#### [To be done]
Set the listing down unchanged, minus every embedded image.

#### [Data section]

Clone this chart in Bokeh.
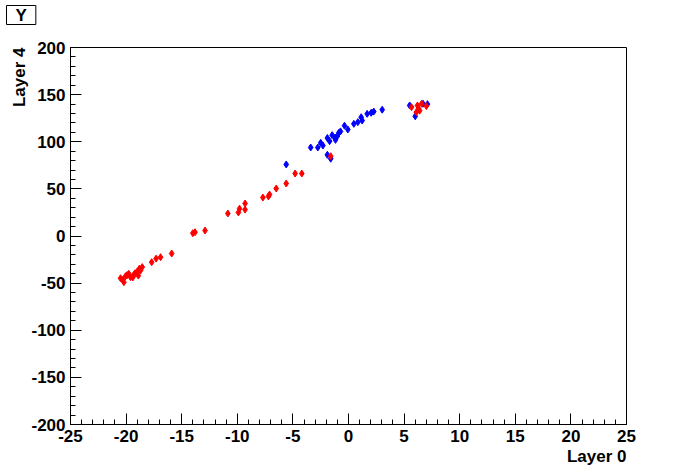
from bokeh.plotting import figure
from bokeh.models import FixedTicker, Range1d, Title
from bokeh.embed import file_html
from bokeh.resources import INLINE

# data (Layer 0 vs Layer 4)
red_x = [-15.9, -16.9, -17.3, -17.7, -18.55, -18.7, -19.0, -19.3, -19.76, -20.05, -20.5, -20.2,
         -19.6, -19.2, -18.9, -19.4, -20.3, -18.8, -19.9,
         -14.0, -13.8, -12.9, -10.85, -9.9, -9.8, -9.3, -9.3, -7.7, -7.2, -7.1, -6.5, -5.6,
         -4.8, -4.2, -1.6,
         5.67, 6.2, 6.3, 6.1, 6.57, 7.0, 6.4]
red_y = [-18.6, -22.5, -24.0, -27.8, -33.0, -36.6, -37.7, -41.2, -40.1, -42.6, -44.8, -49.0,
         -43.7, -39.5, -42.0, -44.0, -46.5, -34.5, -41.5,
         3.0, 4.0, 5.8, 23.9, 25.0, 29.0, 28.0, 34.5, 40.8, 42.0, 44.0, 50.4, 55.7,
         66.3, 66.3, 84.7,
         136.7, 138.5, 135.0, 131.4, 140.3, 137.8, 133.0]
blue_x = [-5.6, -3.4, -2.76, -2.5, -2.3, -1.9, -1.7, -1.47, -1.17, -1.2, -0.87, -0.72, -0.36,
          -0.06, 0.48, 0.84, 1.14, 1.23, 1.68, 2.04, 2.27, 3.03, -1.9, -1.6, 5.5, 6.0, 6.7,
          7.1, -1.0]
blue_y = [75.9, 93.9, 93.9, 98.9, 96.0, 104.0, 100.6, 107.0, 102.0, 104.5, 109.5, 111.0, 117.0,
          113.0, 119.0, 120.8, 126.0, 122.5, 129.6, 130.7, 132.0, 134.0, 86.1, 82.0, 138.5,
          127.0, 140.3, 139.9, 106.0]

x_major = list(range(-25, 26, 5))
x_minor = list(range(-25, 26, 1))
y_major = list(range(-200, 201, 50))
y_minor = list(range(-200, 201, 10))
x_tick_labels = {v: str(v) for v in x_major}
y_tick_labels = {v: str(v) for v in y_major}

FONT = "Liberation Sans"
FS = "17px"

p = figure(width=696, height=472, output_backend="svg", toolbar_location=None,
           x_range=Range1d(-25, 25), y_range=Range1d(-200, 200),
           min_border_left=70, min_border_right=70, min_border_top=47, min_border_bottom=48)
p.grid.visible = False
p.outline_line_color = "black"
p.outline_line_width = 1
p.background_fill_color = "white"
p.border_fill_color = "white"

p.xaxis.ticker = FixedTicker(ticks=x_major, minor_ticks=x_minor)
p.yaxis.ticker = FixedTicker(ticks=y_major, minor_ticks=y_minor)
p.xaxis.major_label_overrides = x_tick_labels
p.yaxis.major_label_overrides = y_tick_labels
for ax in (p.xaxis[0], p.yaxis[0]):
    ax.major_tick_in = 11
    ax.major_tick_out = 0
    ax.minor_tick_in = 5
    ax.minor_tick_out = 0
    ax.axis_line_color = "black"
    ax.major_tick_line_color = "black"
    ax.minor_tick_line_color = "black"
    ax.major_label_text_font = FONT
    ax.major_label_text_font_style = "bold"
    ax.major_label_text_font_size = FS
    ax.major_label_text_color = "black"
p.xaxis.major_label_standoff = 5
p.yaxis.major_label_standoff = 5

p.scatter(blue_x, blue_y, marker="diamond", size=7, color="blue")
p.scatter(red_x, red_y, marker="diamond", size=7, color="red")

title_kw = dict(text_font=FONT, text_font_style="bold", text_font_size=FS, text_color="black")
p.add_layout(Title(text="Layer 0", align="right", standoff=0, **title_kw), "below")
p.add_layout(Title(text="Layer 4", align="right", standoff=0, **title_kw), "left")
# blank band between the frame and the title box
p.add_layout(Title(text=" ", standoff=2, **title_kw), "above")
p.add_layout(Title(text="Y", align="left", vertical_align="bottom", offset=-64, standoff=0,
                   border_line_color="black", border_line_width=1,
                   background_fill_color="white",
                   padding=dict(top=0, right=9, bottom=0, left=9), **title_kw), "above")

open("out.html", "w").write(file_html(p, INLINE))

#### [Final answer]
Clone this chart in Bokeh.
from bokeh.plotting import figure
from bokeh.models import FixedTicker, Range1d, Title
from bokeh.embed import file_html
from bokeh.resources import INLINE

# data (Layer 0 vs Layer 4)
red_x = [-15.9, -16.9, -17.3, -17.7, -18.55, -18.7, -19.0, -19.3, -19.76, -20.05, -20.5, -20.2,
         -19.6, -19.2, -18.9, -19.4, -20.3, -18.8, -19.9,
         -14.0, -13.8, -12.9, -10.85, -9.9, -9.8, -9.3, -9.3, -7.7, -7.2, -7.1, -6.5, -5.6,
         -4.8, -4.2, -1.6,
         5.67, 6.2, 6.3, 6.1, 6.57, 7.0, 6.4]
red_y = [-18.6, -22.5, -24.0, -27.8, -33.0, -36.6, -37.7, -41.2, -40.1, -42.6, -44.8, -49.0,
         -43.7, -39.5, -42.0, -44.0, -46.5, -34.5, -41.5,
         3.0, 4.0, 5.8, 23.9, 25.0, 29.0, 28.0, 34.5, 40.8, 42.0, 44.0, 50.4, 55.7,
         66.3, 66.3, 84.7,
         136.7, 138.5, 135.0, 131.4, 140.3, 137.8, 133.0]
blue_x = [-5.6, -3.4, -2.76, -2.5, -2.3, -1.9, -1.7, -1.47, -1.17, -1.2, -0.87, -0.72, -0.36,
          -0.06, 0.48, 0.84, 1.14, 1.23, 1.68, 2.04, 2.27, 3.03, -1.9, -1.6, 5.5, 6.0, 6.7,
          7.1, -1.0]
blue_y = [75.9, 93.9, 93.9, 98.9, 96.0, 104.0, 100.6, 107.0, 102.0, 104.5, 109.5, 111.0, 117.0,
          113.0, 119.0, 120.8, 126.0, 122.5, 129.6, 130.7, 132.0, 134.0, 86.1, 82.0, 138.5,
          127.0, 140.3, 139.9, 106.0]

x_major = list(range(-25, 26, 5))
x_minor = list(range(-25, 26, 1))
y_major = list(range(-200, 201, 50))
y_minor = list(range(-200, 201, 10))
x_tick_labels = {v: str(v) for v in x_major}
y_tick_labels = {v: str(v) for v in y_major}

FONT = "Liberation Sans"
FS = "17px"

p = figure(width=696, height=472, output_backend="svg", toolbar_location=None,
           x_range=Range1d(-25, 25), y_range=Range1d(-200, 200),
           min_border_left=70, min_border_right=70, min_border_top=47, min_border_bottom=48)
p.grid.visible = False
p.outline_line_color = "black"
p.outline_line_width = 1
p.background_fill_color = "white"
p.border_fill_color = "white"

p.xaxis.ticker = FixedTicker(ticks=x_major, minor_ticks=x_minor)
p.yaxis.ticker = FixedTicker(ticks=y_major, minor_ticks=y_minor)
p.xaxis.major_label_overrides = x_tick_labels
p.yaxis.major_label_overrides = y_tick_labels
for ax in (p.xaxis[0], p.yaxis[0]):
    ax.major_tick_in = 11
    ax.major_tick_out = 0
    ax.minor_tick_in = 5
    ax.minor_tick_out = 0
    ax.axis_line_color = "black"
    ax.major_tick_line_color = "black"
    ax.minor_tick_line_color = "black"
    ax.major_label_text_font = FONT
    ax.major_label_text_font_style = "bold"
    ax.major_label_text_font_size = FS
    ax.major_label_text_color = "black"
p.xaxis.major_label_standoff = 5
p.yaxis.major_label_standoff = 5

p.scatter(blue_x, blue_y, marker="diamond", size=7, color="blue")
p.scatter(red_x, red_y, marker="diamond", size=7, color="red")

title_kw = dict(text_font=FONT, text_font_style="bold", text_font_size=FS, text_color="black")
p.add_layout(Title(text="Layer 0", align="right", standoff=0, **title_kw), "below")
p.add_layout(Title(text="Layer 4", align="right", standoff=0, **title_kw), "left")
# blank band between the frame and the title box
p.add_layout(Title(text=" ", standoff=2, **title_kw), "above")
p.add_layout(Title(text="Y", align="left", vertical_align="bottom", offset=-64, standoff=0,
                   border_line_color="black", border_line_width=1,
                   background_fill_color="white",
                   padding=dict(top=0, right=9, bottom=0, left=9), **title_kw), "above")

open("out.html", "w").write(file_html(p, INLINE))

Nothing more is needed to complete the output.